Letter of credit amendment in commodity trade explained. Learn why LCs need amendments, how the process works, and the cost and delay risks involved.


A Letter of Credit (LC) amendment is a formal modification to an already-issued LC, made after the original LC has been issued by the buyer's bank but before all documents have been presented and payment has occurred. Amendments are common in physical commodity trading because the realities of vessel scheduling, cargo loading, and shipping documentation often differ from what the parties anticipated when the LC terms were first drafted. Understanding when and how amendments are made — and the costs and risks involved — is important operational knowledge for anyone working in commodity trade finance or operations.

An LC amendment refers to a formal change to one or more terms of an existing Letter of Credit — such as the shipment date, quantity, vessel name, or document requirements — that is issued by the opening bank at the applicant's (buyer's) request and accepted by the beneficiary (seller) before the amendment becomes effective.

Why LC Amendments Are Needed

LCs are typically issued based on estimated information: projected vessel loading windows, expected cargo quantities, and anticipated document specifications. In practice, the actual shipment often deviates from these estimates in ways that create discrepancies between the LC terms and the documents the seller can produce.
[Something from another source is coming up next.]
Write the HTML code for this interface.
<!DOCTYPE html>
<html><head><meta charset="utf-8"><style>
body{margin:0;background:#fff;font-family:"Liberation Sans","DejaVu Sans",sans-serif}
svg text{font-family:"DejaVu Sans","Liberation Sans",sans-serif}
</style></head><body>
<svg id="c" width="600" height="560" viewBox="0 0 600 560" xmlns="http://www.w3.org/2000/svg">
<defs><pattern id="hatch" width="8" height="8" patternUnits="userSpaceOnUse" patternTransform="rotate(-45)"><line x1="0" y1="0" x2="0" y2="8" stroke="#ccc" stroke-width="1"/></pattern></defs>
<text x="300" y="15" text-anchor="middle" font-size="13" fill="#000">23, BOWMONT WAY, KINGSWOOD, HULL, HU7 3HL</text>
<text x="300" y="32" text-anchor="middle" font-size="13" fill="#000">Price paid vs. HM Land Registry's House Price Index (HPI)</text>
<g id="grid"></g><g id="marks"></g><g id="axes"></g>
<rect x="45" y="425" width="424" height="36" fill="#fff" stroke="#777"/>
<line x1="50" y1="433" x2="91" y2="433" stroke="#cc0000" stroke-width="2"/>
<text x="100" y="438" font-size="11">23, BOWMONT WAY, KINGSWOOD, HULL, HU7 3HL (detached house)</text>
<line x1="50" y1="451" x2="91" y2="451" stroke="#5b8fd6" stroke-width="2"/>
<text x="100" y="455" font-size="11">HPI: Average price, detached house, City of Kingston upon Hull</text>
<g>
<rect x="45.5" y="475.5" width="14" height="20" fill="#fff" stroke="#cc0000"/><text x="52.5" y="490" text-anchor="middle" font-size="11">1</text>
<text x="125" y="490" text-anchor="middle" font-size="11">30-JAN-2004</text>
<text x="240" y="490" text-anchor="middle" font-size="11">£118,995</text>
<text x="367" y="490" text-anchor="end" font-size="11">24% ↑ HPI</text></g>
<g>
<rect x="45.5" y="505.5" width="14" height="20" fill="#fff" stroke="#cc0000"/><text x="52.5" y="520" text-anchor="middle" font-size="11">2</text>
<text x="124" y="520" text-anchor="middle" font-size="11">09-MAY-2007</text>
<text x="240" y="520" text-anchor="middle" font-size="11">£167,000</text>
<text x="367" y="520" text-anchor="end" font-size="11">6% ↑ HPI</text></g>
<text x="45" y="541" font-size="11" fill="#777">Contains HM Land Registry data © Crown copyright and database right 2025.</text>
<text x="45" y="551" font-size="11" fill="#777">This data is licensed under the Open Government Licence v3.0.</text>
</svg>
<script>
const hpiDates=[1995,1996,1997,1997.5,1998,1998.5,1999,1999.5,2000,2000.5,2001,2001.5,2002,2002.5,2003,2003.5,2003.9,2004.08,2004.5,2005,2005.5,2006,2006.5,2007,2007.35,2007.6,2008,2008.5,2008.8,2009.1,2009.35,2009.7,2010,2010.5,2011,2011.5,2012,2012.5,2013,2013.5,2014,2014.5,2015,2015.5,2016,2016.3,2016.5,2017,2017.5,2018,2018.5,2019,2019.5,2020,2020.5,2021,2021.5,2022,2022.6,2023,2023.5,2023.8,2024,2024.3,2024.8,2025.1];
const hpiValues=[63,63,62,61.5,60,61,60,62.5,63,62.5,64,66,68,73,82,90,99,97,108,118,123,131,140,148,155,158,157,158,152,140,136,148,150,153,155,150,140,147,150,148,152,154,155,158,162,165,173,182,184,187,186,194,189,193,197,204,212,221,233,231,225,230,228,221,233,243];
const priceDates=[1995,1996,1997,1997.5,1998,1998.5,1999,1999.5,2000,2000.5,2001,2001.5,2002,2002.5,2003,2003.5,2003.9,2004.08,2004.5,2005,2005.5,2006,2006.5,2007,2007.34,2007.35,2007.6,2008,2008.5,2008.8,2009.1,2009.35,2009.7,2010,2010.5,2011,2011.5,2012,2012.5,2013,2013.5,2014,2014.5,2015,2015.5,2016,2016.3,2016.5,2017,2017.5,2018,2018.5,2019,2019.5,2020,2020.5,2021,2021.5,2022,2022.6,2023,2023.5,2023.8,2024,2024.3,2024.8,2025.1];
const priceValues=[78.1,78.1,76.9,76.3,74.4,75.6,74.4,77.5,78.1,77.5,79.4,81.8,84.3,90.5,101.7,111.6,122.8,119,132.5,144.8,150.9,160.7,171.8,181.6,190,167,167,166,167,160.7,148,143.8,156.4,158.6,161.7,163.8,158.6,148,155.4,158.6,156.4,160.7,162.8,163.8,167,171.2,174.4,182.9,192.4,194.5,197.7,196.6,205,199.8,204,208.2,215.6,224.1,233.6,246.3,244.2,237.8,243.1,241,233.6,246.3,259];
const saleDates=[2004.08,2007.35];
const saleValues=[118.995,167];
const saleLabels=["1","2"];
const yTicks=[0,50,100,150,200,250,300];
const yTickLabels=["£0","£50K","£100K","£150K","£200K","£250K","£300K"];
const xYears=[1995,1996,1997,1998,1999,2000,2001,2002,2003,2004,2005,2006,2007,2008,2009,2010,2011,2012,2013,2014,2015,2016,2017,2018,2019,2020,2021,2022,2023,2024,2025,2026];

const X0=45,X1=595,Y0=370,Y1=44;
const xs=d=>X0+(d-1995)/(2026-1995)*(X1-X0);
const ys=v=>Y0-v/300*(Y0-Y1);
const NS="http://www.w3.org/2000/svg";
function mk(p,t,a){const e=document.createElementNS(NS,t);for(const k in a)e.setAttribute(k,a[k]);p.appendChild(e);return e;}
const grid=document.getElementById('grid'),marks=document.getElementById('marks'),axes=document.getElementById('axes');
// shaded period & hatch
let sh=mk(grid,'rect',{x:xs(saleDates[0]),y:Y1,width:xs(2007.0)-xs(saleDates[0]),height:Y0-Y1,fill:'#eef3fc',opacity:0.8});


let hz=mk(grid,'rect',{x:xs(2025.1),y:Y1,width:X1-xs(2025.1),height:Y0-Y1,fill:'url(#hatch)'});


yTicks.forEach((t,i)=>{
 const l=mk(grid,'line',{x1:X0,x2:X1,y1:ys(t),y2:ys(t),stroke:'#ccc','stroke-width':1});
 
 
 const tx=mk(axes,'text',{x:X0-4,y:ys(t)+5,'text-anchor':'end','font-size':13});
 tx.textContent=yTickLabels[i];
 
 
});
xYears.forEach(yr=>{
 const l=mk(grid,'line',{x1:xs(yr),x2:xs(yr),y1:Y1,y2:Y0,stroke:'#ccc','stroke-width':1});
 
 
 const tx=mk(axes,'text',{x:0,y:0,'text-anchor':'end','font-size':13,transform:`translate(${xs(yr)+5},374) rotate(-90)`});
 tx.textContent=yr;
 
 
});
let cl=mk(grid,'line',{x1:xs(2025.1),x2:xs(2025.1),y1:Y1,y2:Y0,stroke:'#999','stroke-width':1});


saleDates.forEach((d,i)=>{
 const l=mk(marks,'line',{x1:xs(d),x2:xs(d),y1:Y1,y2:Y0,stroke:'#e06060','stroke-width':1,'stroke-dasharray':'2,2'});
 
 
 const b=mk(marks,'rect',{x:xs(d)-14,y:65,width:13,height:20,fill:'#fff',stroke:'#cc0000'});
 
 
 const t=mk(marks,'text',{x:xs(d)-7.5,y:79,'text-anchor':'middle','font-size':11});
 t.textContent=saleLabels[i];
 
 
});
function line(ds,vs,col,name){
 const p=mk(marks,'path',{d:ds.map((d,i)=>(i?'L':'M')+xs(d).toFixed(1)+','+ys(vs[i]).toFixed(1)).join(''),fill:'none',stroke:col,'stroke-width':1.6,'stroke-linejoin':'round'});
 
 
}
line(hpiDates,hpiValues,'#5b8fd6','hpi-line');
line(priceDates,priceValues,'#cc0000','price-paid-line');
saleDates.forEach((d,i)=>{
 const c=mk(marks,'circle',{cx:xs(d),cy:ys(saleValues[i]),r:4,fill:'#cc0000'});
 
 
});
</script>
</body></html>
Common reasons for LC amendments include: the vessel arrives at the loading port later than expected, pushing the Bill of Lading (BL) date outside the LC's shipment window; the final loaded quantity differs from the LC quantity beyond the tolerance allowed; the vessel name changes because the originally nominated vessel became unavailable; the destination port is amended by the buyer; or the document requirements in the LC conflict with what the carrier or inspection company will actually issue.
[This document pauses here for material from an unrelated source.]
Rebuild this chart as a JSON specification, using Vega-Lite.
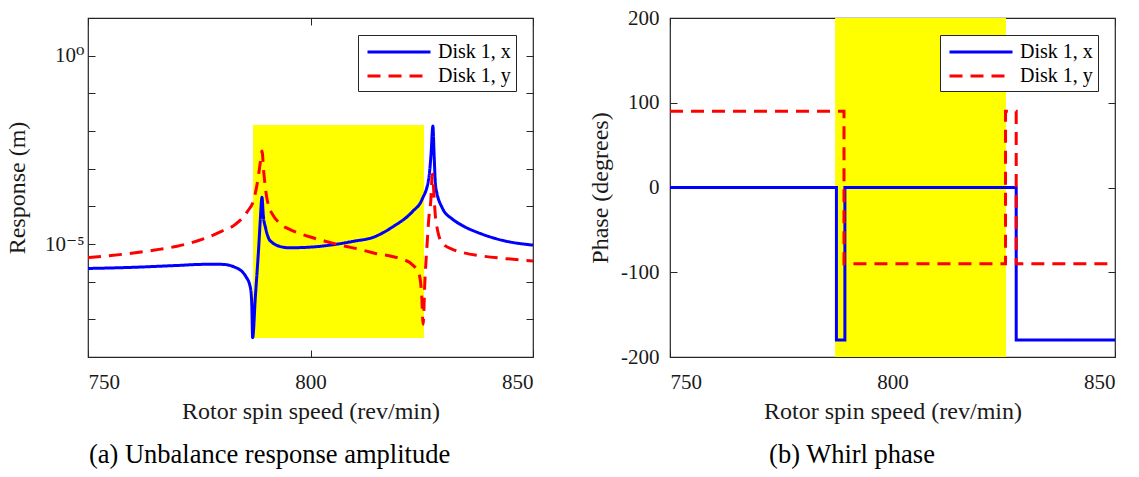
{
  "$schema": "https://vega.github.io/schema/vega-lite/v6.json",
  "padding": {"left": 4, "top": 6, "right": 4, "bottom": 2},
  "spacing": 52,
  "config": {
    "font": "Liberation Serif, Times New Roman, DejaVu Serif, serif",
    "view": {"stroke": "#262626", "strokeWidth": 1.2},
    "axis": {
      "grid": false,
      "domain": false,
      "tickColor": "#262626",
      "tickSize": -7,
      "labelFont": "Liberation Serif, Times New Roman, DejaVu Serif, serif",
      "labelFontSize": 21,
      "labelColor": "#1a1a1a",
      "titleFont": "Liberation Serif, Times New Roman, DejaVu Serif, serif",
      "titleFontSize": 24,
      "titleFontWeight": "normal",
      "titleColor": "#1a1a1a"
    },
    "legend": {
      "orient": "top-right",
      "offset": 17,
      "padding": 5,
      "strokeColor": "#262626",
      "fillColor": "white",
      "labelFont": "Liberation Serif, Times New Roman, DejaVu Serif, serif",
      "labelFontSize": 20,
      "labelColor": "#000000",
      "symbolType": "M-3,0H3",
      "symbolStrokeWidth": 3,
      "symbolSize": 441,
      "symbolOffset": 24,
      "labelOffset": 27,
      "rowPadding": 2
    },
    "title": {"font": "Liberation Serif, Times New Roman, DejaVu Serif, serif", "fontSize": 26.5, "fontWeight": "normal", "color": "#000000"}
  },
  "datasets": {
    "bgA": [{"x1": 787.1, "x2": 825.5, "y1": 3.2e-8, "y2": 0.0145}],
    "bgB": [{"x1": 787.1, "x2": 825.5, "y1": -200, "y2": 200}],
    "amp": [
      {"speed": 750, "series": "Disk 1, x", "value": 2.24e-6},
      {"speed": 760, "series": "Disk 1, x", "value": 2.40e-6},
      {"speed": 770, "series": "Disk 1, x", "value": 2.69e-6},
      {"speed": 776, "series": "Disk 1, x", "value": 2.88e-6},
      {"speed": 780.1, "series": "Disk 1, x", "value": 2.88e-6},
      {"speed": 783.1, "series": "Disk 1, x", "value": 2.40e-6},
      {"speed": 785.4, "series": "Disk 1, x", "value": 1.41e-6},
      {"speed": 786.5, "series": "Disk 1, x", "value": 6.92e-7},
      {"speed": 786.8, "series": "Disk 1, x", "value": 2.51e-7},
      {"speed": 787.0, "series": "Disk 1, x", "value": 3.24e-8},
      {"speed": 787.6, "series": "Disk 1, x", "value": 3.80e-7},
      {"speed": 788.4, "series": "Disk 1, x", "value": 9.77e-6},
      {"speed": 788.7, "series": "Disk 1, x", "value": 4.07e-5},
      {"speed": 789.1, "series": "Disk 1, x", "value": 1.74e-4},
      {"speed": 789.4, "series": "Disk 1, x", "value": 5.62e-5},
      {"speed": 789.9, "series": "Disk 1, x", "value": 2.69e-5},
      {"speed": 790.6, "series": "Disk 1, x", "value": 1.41e-5},
      {"speed": 791.4, "series": "Disk 1, x", "value": 1.10e-5},
      {"speed": 793, "series": "Disk 1, x", "value": 8.71e-6},
      {"speed": 795.1, "series": "Disk 1, x", "value": 7.94e-6},
      {"speed": 800.4, "series": "Disk 1, x", "value": 8.32e-6},
      {"speed": 805.6, "series": "Disk 1, x", "value": 9.77e-6},
      {"speed": 810, "series": "Disk 1, x", "value": 1.20e-5},
      {"speed": 813.9, "series": "Disk 1, x", "value": 1.48e-5},
      {"speed": 818.4, "series": "Disk 1, x", "value": 2.82e-5},
      {"speed": 822.9, "series": "Disk 1, x", "value": 7.24e-5},
      {"speed": 825.1, "series": "Disk 1, x", "value": 1.55e-4},
      {"speed": 826.6, "series": "Disk 1, x", "value": 5.75e-4},
      {"speed": 827.1, "series": "Disk 1, x", "value": 2.51e-3},
      {"speed": 827.5, "series": "Disk 1, x", "value": 1.35e-2},
      {"speed": 827.8, "series": "Disk 1, x", "value": 2.00e-3},
      {"speed": 828.1, "series": "Disk 1, x", "value": 3.55e-4},
      {"speed": 829.6, "series": "Disk 1, x", "value": 9.12e-5},
      {"speed": 831.9, "series": "Disk 1, x", "value": 4.57e-5},
      {"speed": 834, "series": "Disk 1, x", "value": 3.16e-5},
      {"speed": 838.6, "series": "Disk 1, x", "value": 1.82e-5},
      {"speed": 843, "series": "Disk 1, x", "value": 1.26e-5},
      {"speed": 850, "series": "Disk 1, x", "value": 9.33e-6},
      {"speed": 750, "series": "Disk 1, y", "value": 4.37e-6},
      {"speed": 758, "series": "Disk 1, y", "value": 5.37e-6},
      {"speed": 765, "series": "Disk 1, y", "value": 6.92e-6},
      {"speed": 770, "series": "Disk 1, y", "value": 8.71e-6},
      {"speed": 775.6, "series": "Disk 1, y", "value": 1.32e-5},
      {"speed": 780.1, "series": "Disk 1, y", "value": 2.19e-5},
      {"speed": 783.1, "series": "Disk 1, y", "value": 3.31e-5},
      {"speed": 785.8, "series": "Disk 1, y", "value": 7.24e-5},
      {"speed": 787.3, "series": "Disk 1, y", "value": 1.58e-4},
      {"speed": 788.2, "series": "Disk 1, y", "value": 5.37e-4},
      {"speed": 788.7, "series": "Disk 1, y", "value": 1.41e-3},
      {"speed": 789.1, "series": "Disk 1, y", "value": 2.95e-3},
      {"speed": 789.5, "series": "Disk 1, y", "value": 7.94e-4},
      {"speed": 789.9, "series": "Disk 1, y", "value": 2.82e-4},
      {"speed": 790.6, "series": "Disk 1, y", "value": 1.00e-4},
      {"speed": 791.4, "series": "Disk 1, y", "value": 6.31e-5},
      {"speed": 793.6, "series": "Disk 1, y", "value": 3.16e-5},
      {"speed": 795.1, "series": "Disk 1, y", "value": 2.51e-5},
      {"speed": 799.6, "series": "Disk 1, y", "value": 1.58e-5},
      {"speed": 803.5, "series": "Disk 1, y", "value": 1.17e-5},
      {"speed": 807.1, "series": "Disk 1, y", "value": 9.12e-6},
      {"speed": 811, "series": "Disk 1, y", "value": 7.24e-6},
      {"speed": 814.6, "series": "Disk 1, y", "value": 5.62e-6},
      {"speed": 818.4, "series": "Disk 1, y", "value": 4.68e-6},
      {"speed": 820.6, "series": "Disk 1, y", "value": 3.98e-6},
      {"speed": 822.9, "series": "Disk 1, y", "value": 2.82e-6},
      {"speed": 824.4, "series": "Disk 1, y", "value": 1.58e-6},
      {"speed": 825.0, "series": "Disk 1, y", "value": 3.98e-7},
      {"speed": 825.3, "series": "Disk 1, y", "value": 7.41e-8},
      {"speed": 825.7, "series": "Disk 1, y", "value": 1.00e-6},
      {"speed": 826.2, "series": "Disk 1, y", "value": 1.00e-5},
      {"speed": 826.6, "series": "Disk 1, y", "value": 5.01e-5},
      {"speed": 827.0, "series": "Disk 1, y", "value": 1.26e-4},
      {"speed": 827.4, "series": "Disk 1, y", "value": 7.08e-4},
      {"speed": 827.8, "series": "Disk 1, y", "value": 1.58e-4},
      {"speed": 828.1, "series": "Disk 1, y", "value": 5.01e-5},
      {"speed": 829.6, "series": "Disk 1, y", "value": 1.05e-5},
      {"speed": 831.9, "series": "Disk 1, y", "value": 7.24e-6},
      {"speed": 834, "series": "Disk 1, y", "value": 6.03e-6},
      {"speed": 838.6, "series": "Disk 1, y", "value": 4.79e-6},
      {"speed": 844, "series": "Disk 1, y", "value": 4.07e-6},
      {"speed": 850, "series": "Disk 1, y", "value": 3.55e-6}
    ],
    "phase": [
      {"speed": 750, "series": "Disk 1, x", "value": 0},
      {"speed": 787.4, "series": "Disk 1, x", "value": -180},
      {"speed": 789.3, "series": "Disk 1, x", "value": 0},
      {"speed": 827.8, "series": "Disk 1, x", "value": -180},
      {"speed": 850, "series": "Disk 1, x", "value": -180},
      {"speed": 750, "series": "Disk 1, y", "value": 90},
      {"speed": 789.1, "series": "Disk 1, y", "value": -90},
      {"speed": 825.4, "series": "Disk 1, y", "value": 90},
      {"speed": 827.8, "series": "Disk 1, y", "value": -90},
      {"speed": 850, "series": "Disk 1, y", "value": -90}
    ]
  },
  "hconcat": [
    {
      "width": 445,
      "height": 339,
      "title": {"text": "(a) Unbalance response amplitude", "orient": "bottom", "offset": 19, "baseline": "top", "frame": "bounds", "anchor": "middle"},
      "resolve": {"axis": {"x": "independent", "y": "independent"}},
      "layer": [
        {
          "data": {"name": "bgA"},
          "mark": {"type": "rect", "color": "#FFFF00"},
          "encoding": {
            "x": {"field": "x1", "type": "quantitative", "scale": {"domain": [750, 850], "nice": false, "zero": false},
                  "axis": {"orient": "bottom", "values": [750, 800, 850], "format": "d", "title": "Rotor spin speed (rev/min)", "labelPadding": 21, "titlePadding": 7}},
            "x2": {"field": "x2"},
            "y": {"field": "y1", "type": "quantitative", "scale": {"type": "log", "domain": [1e-8, 10], "nice": false},
                  "axis": {"orient": "left", "values": [1e-7, 1e-6, 1e-5, 1e-4, 1e-3, 1e-2, 1e-1, 1],
                           "labelExpr": "abs(log(datum.value)/LN10 + 5) < 0.01 ? '10⁻⁵' : (abs(log(datum.value)/LN10) < 0.01 ? '10⁰' : '')",
                           "title": "Response (m)", "labelPadding": 11, "titlePadding": 15}},
            "y2": {"field": "y2"}
          }
        },
        {
          "data": {"name": "amp"},
          "mark": {"type": "line", "strokeWidth": 3, "interpolate": "monotone", "clip": true},
          "encoding": {
            "x": {"field": "speed", "type": "quantitative", "scale": {"domain": [750, 850], "nice": false, "zero": false},
                  "axis": {"orient": "top", "values": [750, 800, 850], "labels": false, "title": null}},
            "y": {"field": "value", "type": "quantitative", "scale": {"type": "log", "domain": [1e-8, 10], "nice": false},
                  "axis": {"orient": "right", "values": [1e-7, 1e-6, 1e-5, 1e-4, 1e-3, 1e-2, 1e-1, 1], "labels": false, "title": null}},
            "color": {"field": "series", "type": "nominal", "scale": {"domain": ["Disk 1, x", "Disk 1, y"], "range": ["#0000FF", "#FF0000"]}, "legend": {"title": null}},
            "strokeDash": {"field": "series", "type": "nominal", "scale": {"domain": ["Disk 1, x", "Disk 1, y"], "range": [[1, 0], [13, 8]]}, "legend": {"title": null}}
          }
        }
      ]
    },
    {
      "width": 445,
      "height": 339,
      "title": {"text": "(b) Whirl phase", "orient": "bottom", "offset": 19, "baseline": "top", "frame": "bounds", "anchor": "middle"},
      "resolve": {"axis": {"x": "independent", "y": "independent"}},
      "layer": [
        {
          "data": {"name": "bgB"},
          "mark": {"type": "rect", "color": "#FFFF00"},
          "encoding": {
            "x": {"field": "x1", "type": "quantitative", "scale": {"domain": [750, 850], "nice": false, "zero": false},
                  "axis": {"orient": "bottom", "values": [750, 800, 850], "format": "d", "title": "Rotor spin speed (rev/min)", "labelPadding": 21, "titlePadding": 7}},
            "x2": {"field": "x2"},
            "y": {"field": "y1", "type": "quantitative", "scale": {"domain": [-200, 200], "nice": false, "zero": false},
                  "axis": {"orient": "left", "values": [-200, -100, 0, 100, 200], "labelExpr": "datum.value + ''", "title": "Phase (degrees)", "labelPadding": 18, "titlePadding": 8}},
            "y2": {"field": "y2"}
          }
        },
        {
          "data": {"name": "phase"},
          "mark": {"type": "line", "strokeWidth": 3, "interpolate": "step-after", "clip": true},
          "encoding": {
            "x": {"field": "speed", "type": "quantitative", "scale": {"domain": [750, 850], "nice": false, "zero": false},
                  "axis": {"orient": "top", "values": [750, 800, 850], "labels": false, "title": null}},
            "y": {"field": "value", "type": "quantitative", "scale": {"domain": [-200, 200], "nice": false, "zero": false},
                  "axis": {"orient": "right", "values": [-200, -100, 0, 100, 200], "labels": false, "title": null}},
            "color": {"field": "series", "type": "nominal", "scale": {"domain": ["Disk 1, x", "Disk 1, y"], "range": ["#0000FF", "#FF0000"]}, "legend": {"title": null}},
            "strokeDash": {"field": "series", "type": "nominal", "scale": {"domain": ["Disk 1, x", "Disk 1, y"], "range": [[1, 0], [13, 8]]}, "legend": {"title": null}}
          }
        }
      ]
    }
  ],
  "resolve": {"scale": {"color": "independent", "strokeDash": "independent", "y": "independent", "x": "independent"}, "legend": {"color": "independent", "strokeDash": "independent"}}
}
For example, assume a trading company is selling 10,000 metric tons of sugar to a buyer in Morocco under an LC. The LC specifies shipment from Santos, Brazil, by 30 June. Due to port congestion at Santos, the vessel is delayed and loading is not completed until 5 July. The seller cannot present an LC-compliant BL dated 5 July under an LC that requires shipment by 30 June. The seller requests the buyer to issue an amendment extending the shipment deadline to 15 July.
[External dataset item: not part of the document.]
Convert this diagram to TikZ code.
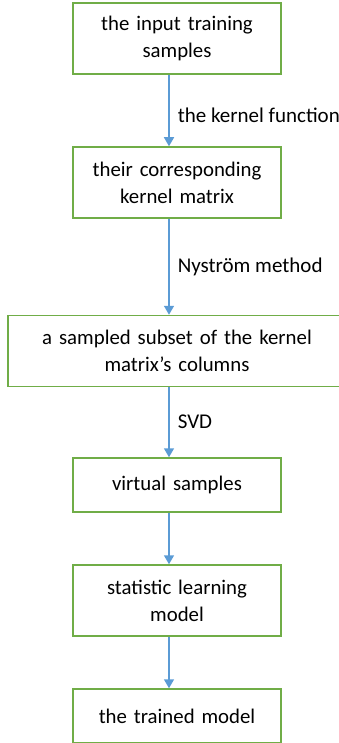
\documentclass[tikz,border=0pt]{standalone}
\usepackage{fontspec}
\setmainfont{Carlito}
\usetikzlibrary{arrows.meta}
\definecolor{boxgreen}{RGB}{112,173,71}
\definecolor{arrowblue}{RGB}{91,155,213}

\begin{document}
\begin{tikzpicture}[x=1pt, y=-1pt,
    every node/.style={align=center},
    stepbox/.style={rectangle, draw=boxgreen, line width=1.5pt,
                    minimum width=208pt, minimum height=71pt,
                    text width=204pt, inner sep=0pt,
                    font=\fontsize{20.8}{27}\selectfont},
    lbl/.style={anchor=west, inner sep=0pt, xshift=8pt,
                font=\fontsize{21}{24}\selectfont},
    arr/.style={-{Triangle[length=9pt,width=10pt]}, draw=arrowblue,
                fill=arrowblue, line width=1.5pt}
  ]
  \useasboundingbox (0,0) rectangle (339,743);
  \node[stepbox] (inp) at (177, 38.5) {the input training\\samples};
  \node[stepbox] (kmat) at (177, 182.5) {their corresponding\\kernel matrix};
  \node[stepbox, minimum width=338pt, text width=334pt] (cols) at (177, 351)
    {a sampled subset of the kernel\\matrix’s columns};
  \node[stepbox, minimum height=54pt] (virt) at (177, 485) {virtual samples};
  \node[stepbox] (slm) at (177, 600.5) {statistic learning\\model};
  \node[stepbox, minimum height=54pt] (trained) at (177, 716) {the trained model};

  \draw[arr] ([xshift=-8pt]inp.south) -- ([xshift=-8pt]kmat.north)
    node[lbl, pos=0.57] {the kernel function};
  \draw[arr] ([xshift=-8pt]kmat.south) -- ([xshift=-8pt]cols.north)
    node[lbl, pos=0.5] {Nyström method};
  \draw[arr] ([xshift=-8pt]cols.south) -- ([xshift=-8pt]virt.north)
    node[lbl, pos=0.49] {SVD};
  \draw[arr] ([xshift=-8pt]virt.south) -- ([xshift=-8pt]slm.north);
  \draw[arr] ([xshift=-8pt]slm.south) -- ([xshift=-8pt]trained.north);
\end{tikzpicture}
\end{document}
The Amendment Process and Its Costs

The amendment process follows a defined sequence. First, the seller or buyer identifies the term that needs to change and communicates this to the relevant party — usually the buyer requests the opening bank to issue the amendment. Second, the opening bank issues the amendment through the SWIFT messaging system to the advising or confirming bank. Third, the amendment is presented to the seller (beneficiary), who must formally accept it. Under the Uniform Customs and Practice for Documentary Credits (UCP 600), an amendment is only effective when accepted by the beneficiary — the seller cannot be forced to accept an amendment that is not in their interest.

Each amendment carries bank charges from both the opening bank and the advising or confirming bank, typically ranging from $50 to $200 per amendment per bank, plus SWIFT messaging fees. These charges accumulate quickly if multiple amendments are needed on a single transaction. More significantly, amendments take time — typically two to five business days to be issued, transmitted, and accepted — during which the seller cannot present documents if the expiry date has passed or the shipment window has closed. Time-sensitive cargo situations can create real financial exposure if an amendment is needed urgently.

The reason both parties prefer to get LC terms right at issuance rather than rely on amendments is not only cost but operational risk. An amendment that arrives after documents have already been presented creates complex processing situations. An amendment that the seller rejects leaves the original LC terms in force, potentially making compliant document presentation impossible.

Preventing the need for amendments requires careful review of LC terms as soon as the LC is received, before any cargo movement begins. A seller's operations team that identifies potential discrepancies — a shipment window that is too tight given port conditions, a document requirement that conflicts with the carrier's standard practice — and requests an amendment immediately gives the process the maximum available time to complete.

A Letter of Credit amendment is the correction mechanism that keeps a transaction alive when original terms become unworkable — but the cost, time, and risk of the amendment process make early and careful review of LC terms on receipt the most effective operational practice.